Inflation in Mexico soars to its highest level in more than two years
Inflation in Mexico rose to 6.05% in the first fortnight of April in annual terms, the highest level since December 2017, the National Institute of Statistics and Geography (Inegi) published Thursday. The increase in prices over the previous fortnight was 0.06%, the largest biweekly rise since 2009. The increase was mainly due to the recovery of oil and gas prices, which bottomed out a year ago due to the pandemic.
Apart from the weight of energy in the increase in inflation, some food prices experienced strong biweekly rises, including Serrano chili, with 25.13%, and tomato, with 18.84%. By type of consumption, transportation was the category that registered the highest increase, with 16.01%, followed by furniture and household goods, with 6.29%. The overall figure exceeded analysts' expectations. A Reuters poll projected inflation of 5.84%.
April's inflation level is well above the Bank of Mexico's targets, whose goal is to keep it at around 3%. The data revealed on Thursday make a short-term return to the policy of interest rate cuts unlikely.
After a series of reductions in 2020 in response to the coronavirus economic crisis, which placed it at 4%, the banking institution in March cited expectations of an increase in consumer prices and ruled out further reductions at that time.

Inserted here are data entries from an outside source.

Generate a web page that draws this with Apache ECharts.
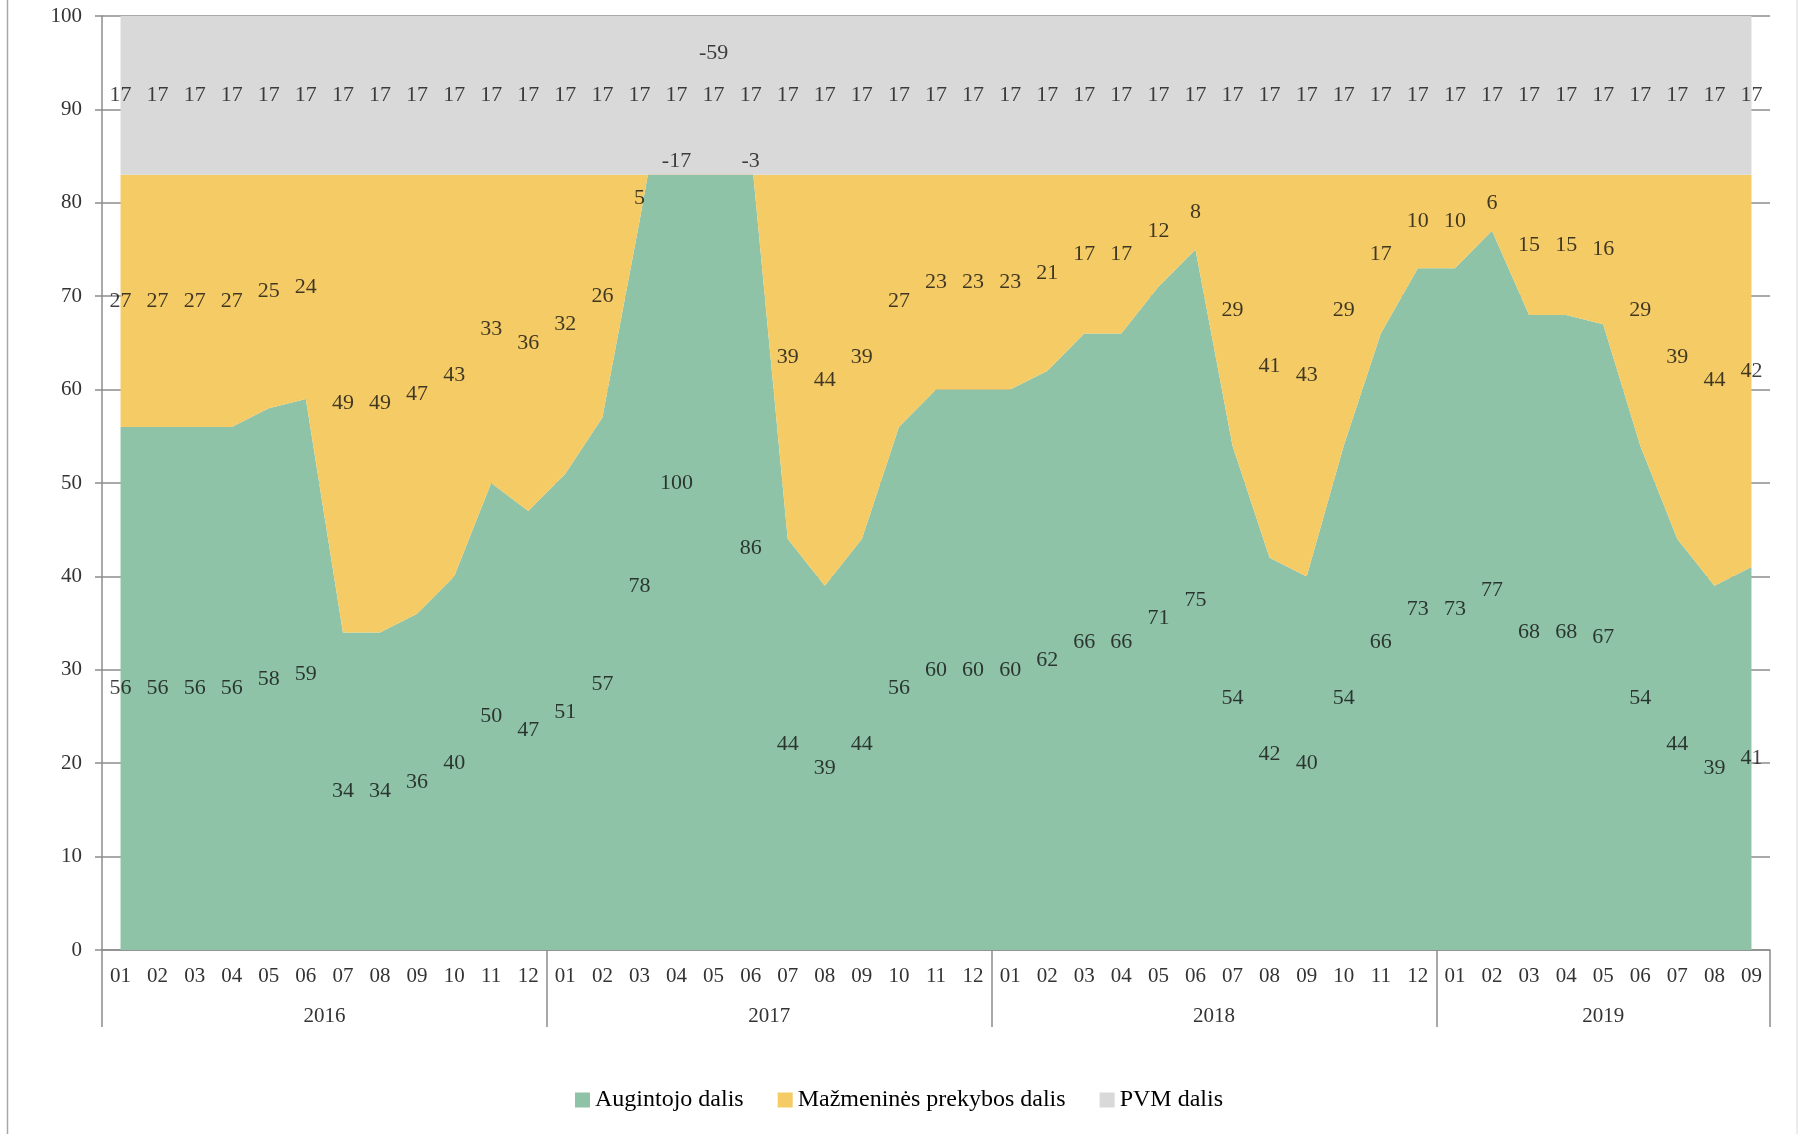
<!DOCTYPE html>
<html>
<head>
<meta charset="utf-8">
<title>Augintojo, mažmeninės prekybos ir PVM dalis</title>
<script src="https://cdn.jsdelivr.net/npm/echarts@6/dist/echarts.min.js"></script>
<style>
  html, body { margin: 0; padding: 0; background: #fff; }
  #chart { width: 1798px; height: 1134px; }
</style>
</head>
<body>
<div id="chart"></div>
<script>
// metai ir menesiai (ketvirta metai - tik iki 09)
const years = ['2016', '2017', '2018', '2019']
const monthsPerYear = [12, 12, 12, 9]
const months = [
  '01', '02', '03', '04', '05', '06', '07', '08', '09', '10', '11', '12',
  '01', '02', '03', '04', '05', '06', '07', '08', '09', '10', '11', '12',
  '01', '02', '03', '04', '05', '06', '07', '08', '09', '10', '11', '12',
  '01', '02', '03', '04', '05', '06', '07', '08', '09'
]

// dalys, %
const augintojo = [
  56, 56, 56, 56, 58, 59, 34, 34, 36, 40, 50, 47,
  51, 57, 78, 100, 142, 86, 44, 39, 44, 56, 60, 60,
  60, 62, 66, 66, 71, 75, 54, 42, 40, 54, 66, 73,
  73, 77, 68, 68, 67, 54, 44, 39, 41
]
const mazmenines = [
  27, 27, 27, 27, 25, 24, 49, 49, 47, 43, 33, 36,
  32, 26, 5, -17, -59, -3, 39, 44, 39, 27, 23, 23,
  23, 21, 17, 17, 12, 8, 29, 41, 43, 29, 17, 10,
  10, 6, 15, 15, 16, 29, 39, 44, 42
]
const pvm = [
  17, 17, 17, 17, 17, 17, 17, 17, 17, 17, 17, 17,
  17, 17, 17, 17, 17, 17, 17, 17, 17, 17, 17, 17,
  17, 17, 17, 17, 17, 17, 17, 17, 17, 17, 17, 17,
  17, 17, 17, 17, 17, 17, 17, 17, 17
]
const names = ['Augintojo dalis', 'Mažmeninės prekybos dalis', 'PVM dalis']
const colors = ['#8EC3A7', '#F4CB65', '#D9D9D9']

const Y_MAX = 100
const serif = '"Liberation Serif", "Times New Roman", serif'

// metu ribos ir viduriai (mėnesių skalėje)
const yearBounds = [0]
monthsPerYear.forEach((n) => yearBounds.push(yearBounds[yearBounds.length - 1] + n))
const yearCenters = years.map((y, i) => (yearBounds[i] + yearBounds[i + 1]) / 2)

// etikečių padėtis - segmento vidurys (kaip Excel)
function labelPoints(vals, bases) {
  const out = []
  vals.forEach((v, i) => {
    const base = bases[i]
    const top = base + v
    let y = base + v / 2
    if (v >= 0 && top > Y_MAX) return
    if (y > Y_MAX) y = Y_MAX - 4
    else if (v < 0) y = top + 1.5
    out.push([i, y, v])
  })
  return out
}
const zeros = augintojo.map(() => 0)
const sum1 = augintojo.map((v, i) => v + mazmenines[i])

function labelSeries(data) {
  return {
    type: 'scatter',
    data: data,
    symbolSize: 1,
    itemStyle: { color: 'transparent' },
    silent: true,
    z: 10,
    label: {
      show: true,
      position: 'inside',
      formatter: (p) => String(p.value[2]),
      fontFamily: serif,
      fontSize: 22,
      color: '#111'
    }
  }
}

function areaSeries(idx, data) {
  return {
    name: names[idx],
    type: 'line',
    stack: 'visos',
    stackStrategy: 'all',
    data: data,
    symbol: 'none',
    lineStyle: { width: 0, opacity: 0 },
    areaStyle: { color: colors[idx], opacity: 1 },
    itemStyle: { color: colors[idx] },
    emphasis: { disabled: true }
  }
}

const myChart = echarts.init(document.getElementById('chart'))
const option = {
  animation: false,
  backgroundColor: '#fff',
  grid: { left: 102, right: 28, top: 16, bottom: 184, containLabel: false },
  legend: {
    data: names,
    top: 1083,
    left: 'center',
    icon: 'rect',
    itemWidth: 15,
    itemHeight: 15,
    itemGap: 34,
    textStyle: { fontFamily: serif, fontSize: 24, color: '#000' }
  },
  xAxis: [
    {
      type: 'category',
      data: months,
      boundaryGap: true,
      axisLine: { lineStyle: { color: '#8c8c8c', width: 1.5 } },
      axisTick: { show: false },
      axisLabel: { interval: 0, margin: 16, fontFamily: serif, fontSize: 21, color: '#333' }
    },
    {
      type: 'value',
      min: 0,
      max: months.length,
      position: 'bottom',
      axisLine: { show: false },
      splitLine: { show: false },
      axisTick: {
        show: true,
        length: 77,
        customValues: yearBounds,
        lineStyle: { color: '#8c8c8c', width: 1.5 }
      },
      axisLabel: {
        margin: 56,
        customValues: yearCenters,
        formatter: (v) => years[yearCenters.indexOf(v)] || '',
        fontFamily: serif,
        fontSize: 21,
        color: '#333'
      }
    }
  ],
  yAxis: {
    type: 'value',
    min: 0,
    max: Y_MAX,
    interval: 10,
    axisLine: { show: true, lineStyle: { color: '#8c8c8c', width: 1.5 } },
    axisTick: { show: true, length: 7, lineStyle: { color: '#8c8c8c', width: 1.5 } },
    splitLine: { lineStyle: { color: '#8c8c8c', width: 1.5 } },
    axisLabel: { margin: 20, fontFamily: serif, fontSize: 21, color: '#333' }
  },
  series: [
    areaSeries(0, augintojo),
    areaSeries(1, mazmenines),
    areaSeries(2, pvm),
    labelSeries(labelPoints(augintojo, zeros)),
    labelSeries(labelPoints(mazmenines, augintojo)),
    labelSeries(labelPoints(pvm, sum1))
  ],
  graphic: [
    { type: 'line', shape: { x1: 7.5, y1: 0, x2: 7.5, y2: 1134 }, style: { stroke: '#a6a6a6', lineWidth: 1.5 } },
    { type: 'line', shape: { x1: 1797, y1: 0, x2: 1797, y2: 1134 }, style: { stroke: '#d9d9d9', lineWidth: 1 } }
  ]
}
myChart.setOption(option, true)
</script>
</body>
</html>
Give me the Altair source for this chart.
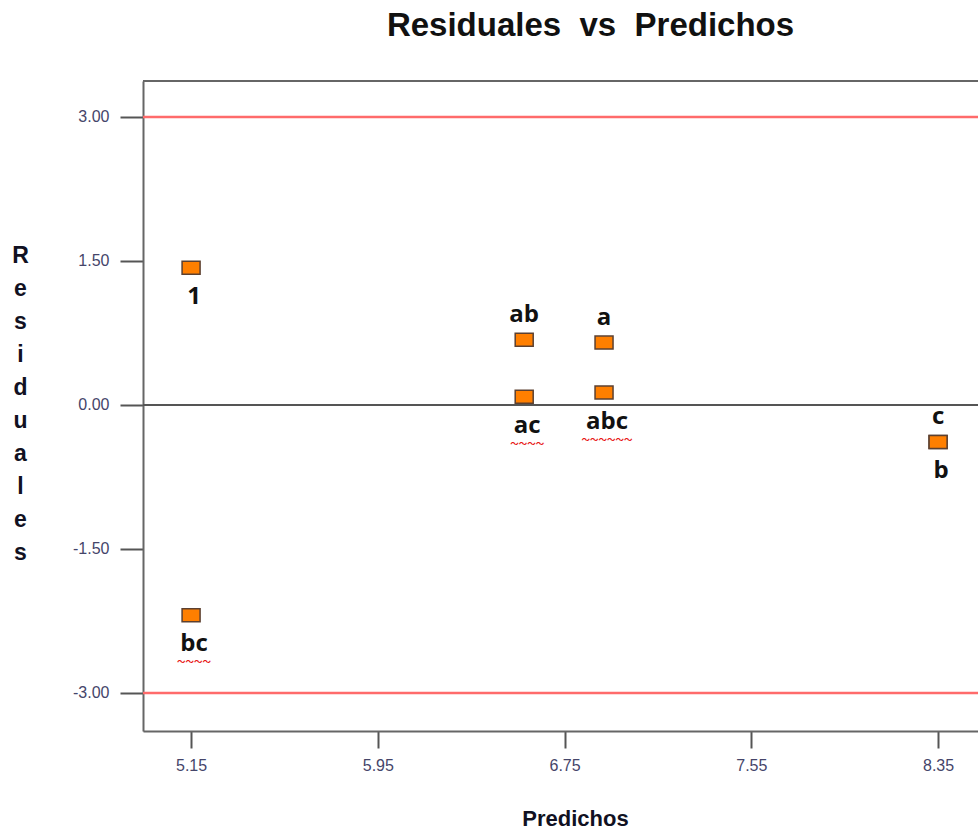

Banco Base analysts expect interest rates to be maintained at the central bank's next meeting, scheduled for mid-May. "Despite the ample economic slack resulting from the slow economic recovery, the presence of inflationary pressures makes it difficult to adopt a more flexible monetary stance, as it raises the risk of deteriorating the central bank's credibility and distorting inflation expectations, causing a de-anchoring," a report notes.
Despite the heavy blow to the Mexican economy last year, with a drop in GDP of 8.5% compared to the previous year, there are signs of recovery, partly subject to the progress of the vaccination campaign.
The Mexican Banking Association has been optimistic about a rebound in lending. "We will surely see growth start to pick up particularly from the second half of this year," said the organization's president, Daniel Becker. "There is encouraging data, and this will be directly related to the growth in demand for credit."